Ministry mulls options at taming rising cost of food

potatoes

A trader arranges piles of potatoes in Nairobi on October 18, 2020. 

Photo credit: Lucy Wanjiru | Nation Media Group

What you need to know:

  • The price of basic commodities like sugar, milk, wheat flour and bread have been on an upward trend in the last few weeks.
  •  The government has been using stocks stored at the Strategic Food Reserve as an intervention to stem high prices of flour by selling it to millers at subsidised price.

The government is monitoring the current food price increases and will intervene if they go beyond the reach of ordinary Kenyans, Agriculture Cabinet Secretary Peter Munya has said.
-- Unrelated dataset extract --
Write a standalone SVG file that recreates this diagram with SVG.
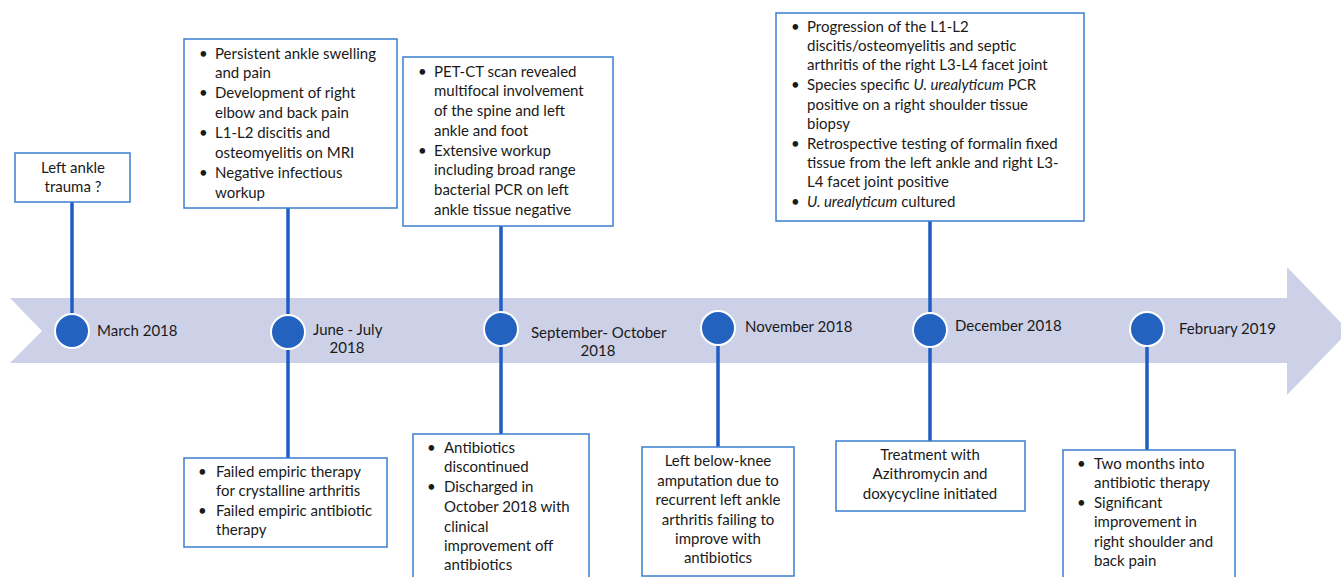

 While they expect the price of items such as maize to go up in coming days, the CS said last week, there is need to strike a balance between the interests of farmers and those of consumers.

The price of basic commodities like sugar, milk, wheat flour and bread have been on an upward trend in the last few weeks, sparking fears of shooting the cost of living through the ceiling.

“We’re predicting prices to go up depending on availability and we shall continue monitoring the situation and if need be come up with the best intervention,” the CS said.

The biggest challenge, Mr Munya said, is to maintain favourable prices for each party. Whereas farmers need good prices for their produce, he said, consumers, too, ask for prices that are pocket-friendly.

Selling to millers

He said the country has not experienced high prices of maize flour so far as the cost has remained low at Sh100 for a two-kilogramme packet compared with last year’s Sh120 for the same quantity.

 The government has been using stocks stored at the Strategic Food Reserve (SFR) as an intervention to stem high prices of flour by selling it to millers at subsidised price.

However, there are currently no stocks of the staple at SFR after it failed to purchase the grain last year.

Millers have also warned of a looming price increase of maize flour following a recent jump in that of the cereal that has now hit Sh2,700 for a 90-kilogramme bag, up from Sh1,800 in October.

Essential commodities

Last year, Mr Munya said the government would resort to price controls to tame traders taking advantage of the coronavirus crisis to exploit consumers. He will need to invoke the Price Control Act to do so, he said.

Then President Kibaki endorsed this law in 2011, allowing Kenya to return to price controls of any essential commodity, after they were abandoned in the 1990s in favour of economic liberalisation.